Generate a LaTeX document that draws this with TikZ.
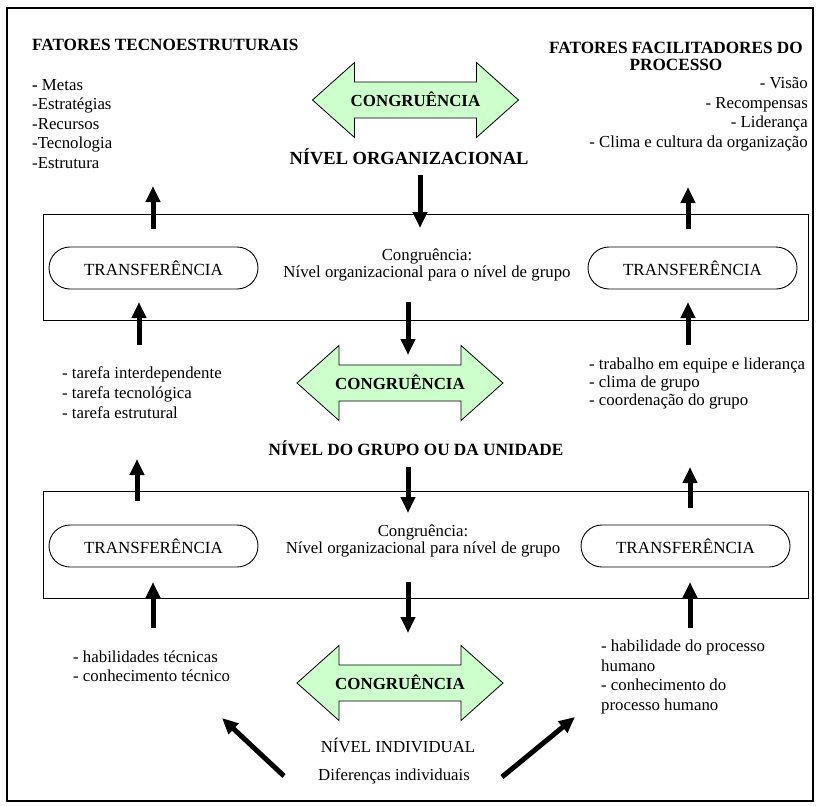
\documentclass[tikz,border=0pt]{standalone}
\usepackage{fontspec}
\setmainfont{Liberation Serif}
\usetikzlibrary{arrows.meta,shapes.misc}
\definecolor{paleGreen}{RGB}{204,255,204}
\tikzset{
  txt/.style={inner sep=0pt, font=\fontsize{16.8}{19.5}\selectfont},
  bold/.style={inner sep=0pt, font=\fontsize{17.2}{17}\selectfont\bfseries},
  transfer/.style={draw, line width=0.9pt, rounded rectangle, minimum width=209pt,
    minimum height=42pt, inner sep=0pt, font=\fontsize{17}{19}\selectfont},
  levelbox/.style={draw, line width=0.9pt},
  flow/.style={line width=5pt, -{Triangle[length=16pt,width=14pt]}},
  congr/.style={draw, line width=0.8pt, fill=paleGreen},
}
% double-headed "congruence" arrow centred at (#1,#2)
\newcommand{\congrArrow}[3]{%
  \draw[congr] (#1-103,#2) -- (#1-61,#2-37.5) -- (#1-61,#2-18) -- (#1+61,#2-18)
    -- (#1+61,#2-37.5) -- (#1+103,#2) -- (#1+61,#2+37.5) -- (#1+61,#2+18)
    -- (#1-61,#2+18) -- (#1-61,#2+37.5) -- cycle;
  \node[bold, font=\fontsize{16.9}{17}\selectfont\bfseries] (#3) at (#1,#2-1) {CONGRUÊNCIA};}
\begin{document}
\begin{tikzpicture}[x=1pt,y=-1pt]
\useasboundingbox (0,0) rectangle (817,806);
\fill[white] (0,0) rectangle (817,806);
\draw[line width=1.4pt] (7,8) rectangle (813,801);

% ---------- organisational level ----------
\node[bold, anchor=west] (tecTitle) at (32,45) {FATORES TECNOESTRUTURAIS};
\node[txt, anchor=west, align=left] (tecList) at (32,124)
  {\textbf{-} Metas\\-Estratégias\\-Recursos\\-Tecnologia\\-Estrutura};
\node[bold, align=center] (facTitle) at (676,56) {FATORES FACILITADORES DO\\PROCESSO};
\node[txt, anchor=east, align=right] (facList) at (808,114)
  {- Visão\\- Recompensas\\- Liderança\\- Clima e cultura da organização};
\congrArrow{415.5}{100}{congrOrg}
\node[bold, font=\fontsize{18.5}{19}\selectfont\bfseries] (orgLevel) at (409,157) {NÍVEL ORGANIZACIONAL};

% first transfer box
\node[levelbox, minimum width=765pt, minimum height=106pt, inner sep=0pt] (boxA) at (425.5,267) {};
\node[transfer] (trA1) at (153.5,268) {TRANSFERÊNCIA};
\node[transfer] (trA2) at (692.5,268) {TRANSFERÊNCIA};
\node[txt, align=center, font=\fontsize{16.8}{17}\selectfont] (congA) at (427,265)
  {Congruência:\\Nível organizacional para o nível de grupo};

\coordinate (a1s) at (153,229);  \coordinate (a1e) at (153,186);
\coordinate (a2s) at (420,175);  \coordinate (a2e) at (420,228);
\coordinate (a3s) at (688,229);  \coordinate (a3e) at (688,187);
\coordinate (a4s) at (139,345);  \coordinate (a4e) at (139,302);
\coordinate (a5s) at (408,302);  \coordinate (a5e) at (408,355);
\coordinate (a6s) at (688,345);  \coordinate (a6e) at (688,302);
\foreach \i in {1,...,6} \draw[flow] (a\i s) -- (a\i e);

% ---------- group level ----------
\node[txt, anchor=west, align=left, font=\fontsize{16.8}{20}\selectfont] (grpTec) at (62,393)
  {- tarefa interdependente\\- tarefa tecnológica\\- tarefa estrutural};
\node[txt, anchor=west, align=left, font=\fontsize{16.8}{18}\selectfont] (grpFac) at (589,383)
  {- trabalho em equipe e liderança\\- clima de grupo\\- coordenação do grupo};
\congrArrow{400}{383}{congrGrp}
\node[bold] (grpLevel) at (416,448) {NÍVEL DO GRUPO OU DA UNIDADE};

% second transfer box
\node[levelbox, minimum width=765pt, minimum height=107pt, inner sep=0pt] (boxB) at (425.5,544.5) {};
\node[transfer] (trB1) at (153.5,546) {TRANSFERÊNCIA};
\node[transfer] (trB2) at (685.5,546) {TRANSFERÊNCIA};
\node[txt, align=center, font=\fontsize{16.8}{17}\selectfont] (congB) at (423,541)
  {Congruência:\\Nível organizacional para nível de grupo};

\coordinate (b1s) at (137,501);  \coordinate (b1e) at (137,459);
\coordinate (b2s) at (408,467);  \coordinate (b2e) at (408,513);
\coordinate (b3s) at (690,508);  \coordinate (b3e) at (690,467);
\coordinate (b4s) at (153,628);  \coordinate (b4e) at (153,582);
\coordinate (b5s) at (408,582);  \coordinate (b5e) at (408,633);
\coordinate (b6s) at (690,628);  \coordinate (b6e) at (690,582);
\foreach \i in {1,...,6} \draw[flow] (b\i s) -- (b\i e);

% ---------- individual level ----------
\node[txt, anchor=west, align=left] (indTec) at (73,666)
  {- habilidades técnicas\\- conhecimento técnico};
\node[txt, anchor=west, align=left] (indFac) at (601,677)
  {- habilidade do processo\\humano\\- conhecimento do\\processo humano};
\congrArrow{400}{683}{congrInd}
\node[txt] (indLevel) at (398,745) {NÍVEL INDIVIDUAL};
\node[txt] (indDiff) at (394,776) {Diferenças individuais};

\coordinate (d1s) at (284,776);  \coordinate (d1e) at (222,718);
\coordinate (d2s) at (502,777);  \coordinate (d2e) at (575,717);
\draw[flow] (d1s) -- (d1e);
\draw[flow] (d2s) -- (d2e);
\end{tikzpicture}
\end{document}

■ **Instructions to follow**
Copy the material shown above in full and exactly. Skip the pictures.

■ **Expected output**
Generate a LaTeX document that draws this with TikZ.
\documentclass[tikz,border=0pt]{standalone}
\usepackage{fontspec}
\setmainfont{Liberation Serif}
\usetikzlibrary{arrows.meta,shapes.misc}
\definecolor{paleGreen}{RGB}{204,255,204}
\tikzset{
  txt/.style={inner sep=0pt, font=\fontsize{16.8}{19.5}\selectfont},
  bold/.style={inner sep=0pt, font=\fontsize{17.2}{17}\selectfont\bfseries},
  transfer/.style={draw, line width=0.9pt, rounded rectangle, minimum width=209pt,
    minimum height=42pt, inner sep=0pt, font=\fontsize{17}{19}\selectfont},
  levelbox/.style={draw, line width=0.9pt},
  flow/.style={line width=5pt, -{Triangle[length=16pt,width=14pt]}},
  congr/.style={draw, line width=0.8pt, fill=paleGreen},
}
% double-headed "congruence" arrow centred at (#1,#2)
\newcommand{\congrArrow}[3]{%
  \draw[congr] (#1-103,#2) -- (#1-61,#2-37.5) -- (#1-61,#2-18) -- (#1+61,#2-18)
    -- (#1+61,#2-37.5) -- (#1+103,#2) -- (#1+61,#2+37.5) -- (#1+61,#2+18)
    -- (#1-61,#2+18) -- (#1-61,#2+37.5) -- cycle;
  \node[bold, font=\fontsize{16.9}{17}\selectfont\bfseries] (#3) at (#1,#2-1) {CONGRUÊNCIA};}
\begin{document}
\begin{tikzpicture}[x=1pt,y=-1pt]
\useasboundingbox (0,0) rectangle (817,806);
\fill[white] (0,0) rectangle (817,806);
\draw[line width=1.4pt] (7,8) rectangle (813,801);

% ---------- organisational level ----------
\node[bold, anchor=west] (tecTitle) at (32,45) {FATORES TECNOESTRUTURAIS};
\node[txt, anchor=west, align=left] (tecList) at (32,124)
  {\textbf{-} Metas\\-Estratégias\\-Recursos\\-Tecnologia\\-Estrutura};
\node[bold, align=center] (facTitle) at (676,56) {FATORES FACILITADORES DO\\PROCESSO};
\node[txt, anchor=east, align=right] (facList) at (808,114)
  {- Visão\\- Recompensas\\- Liderança\\- Clima e cultura da organização};
\congrArrow{415.5}{100}{congrOrg}
\node[bold, font=\fontsize{18.5}{19}\selectfont\bfseries] (orgLevel) at (409,157) {NÍVEL ORGANIZACIONAL};

% first transfer box
\node[levelbox, minimum width=765pt, minimum height=106pt, inner sep=0pt] (boxA) at (425.5,267) {};
\node[transfer] (trA1) at (153.5,268) {TRANSFERÊNCIA};
\node[transfer] (trA2) at (692.5,268) {TRANSFERÊNCIA};
\node[txt, align=center, font=\fontsize{16.8}{17}\selectfont] (congA) at (427,265)
  {Congruência:\\Nível organizacional para o nível de grupo};

\coordinate (a1s) at (153,229);  \coordinate (a1e) at (153,186);
\coordinate (a2s) at (420,175);  \coordinate (a2e) at (420,228);
\coordinate (a3s) at (688,229);  \coordinate (a3e) at (688,187);
\coordinate (a4s) at (139,345);  \coordinate (a4e) at (139,302);
\coordinate (a5s) at (408,302);  \coordinate (a5e) at (408,355);
\coordinate (a6s) at (688,345);  \coordinate (a6e) at (688,302);
\foreach \i in {1,...,6} \draw[flow] (a\i s) -- (a\i e);

% ---------- group level ----------
\node[txt, anchor=west, align=left, font=\fontsize{16.8}{20}\selectfont] (grpTec) at (62,393)
  {- tarefa interdependente\\- tarefa tecnológica\\- tarefa estrutural};
\node[txt, anchor=west, align=left, font=\fontsize{16.8}{18}\selectfont] (grpFac) at (589,383)
  {- trabalho em equipe e liderança\\- clima de grupo\\- coordenação do grupo};
\congrArrow{400}{383}{congrGrp}
\node[bold] (grpLevel) at (416,448) {NÍVEL DO GRUPO OU DA UNIDADE};

% second transfer box
\node[levelbox, minimum width=765pt, minimum height=107pt, inner sep=0pt] (boxB) at (425.5,544.5) {};
\node[transfer] (trB1) at (153.5,546) {TRANSFERÊNCIA};
\node[transfer] (trB2) at (685.5,546) {TRANSFERÊNCIA};
\node[txt, align=center, font=\fontsize{16.8}{17}\selectfont] (congB) at (423,541)
  {Congruência:\\Nível organizacional para nível de grupo};

\coordinate (b1s) at (137,501);  \coordinate (b1e) at (137,459);
\coordinate (b2s) at (408,467);  \coordinate (b2e) at (408,513);
\coordinate (b3s) at (690,508);  \coordinate (b3e) at (690,467);
\coordinate (b4s) at (153,628);  \coordinate (b4e) at (153,582);
\coordinate (b5s) at (408,582);  \coordinate (b5e) at (408,633);
\coordinate (b6s) at (690,628);  \coordinate (b6e) at (690,582);
\foreach \i in {1,...,6} \draw[flow] (b\i s) -- (b\i e);

% ---------- individual level ----------
\node[txt, anchor=west, align=left] (indTec) at (73,666)
  {- habilidades técnicas\\- conhecimento técnico};
\node[txt, anchor=west, align=left] (indFac) at (601,677)
  {- habilidade do processo\\humano\\- conhecimento do\\processo humano};
\congrArrow{400}{683}{congrInd}
\node[txt] (indLevel) at (398,745) {NÍVEL INDIVIDUAL};
\node[txt] (indDiff) at (394,776) {Diferenças individuais};

\coordinate (d1s) at (284,776);  \coordinate (d1e) at (222,718);
\coordinate (d2s) at (502,777);  \coordinate (d2e) at (575,717);
\draw[flow] (d1s) -- (d1e);
\draw[flow] (d2s) -- (d2e);
\end{tikzpicture}
\end{document}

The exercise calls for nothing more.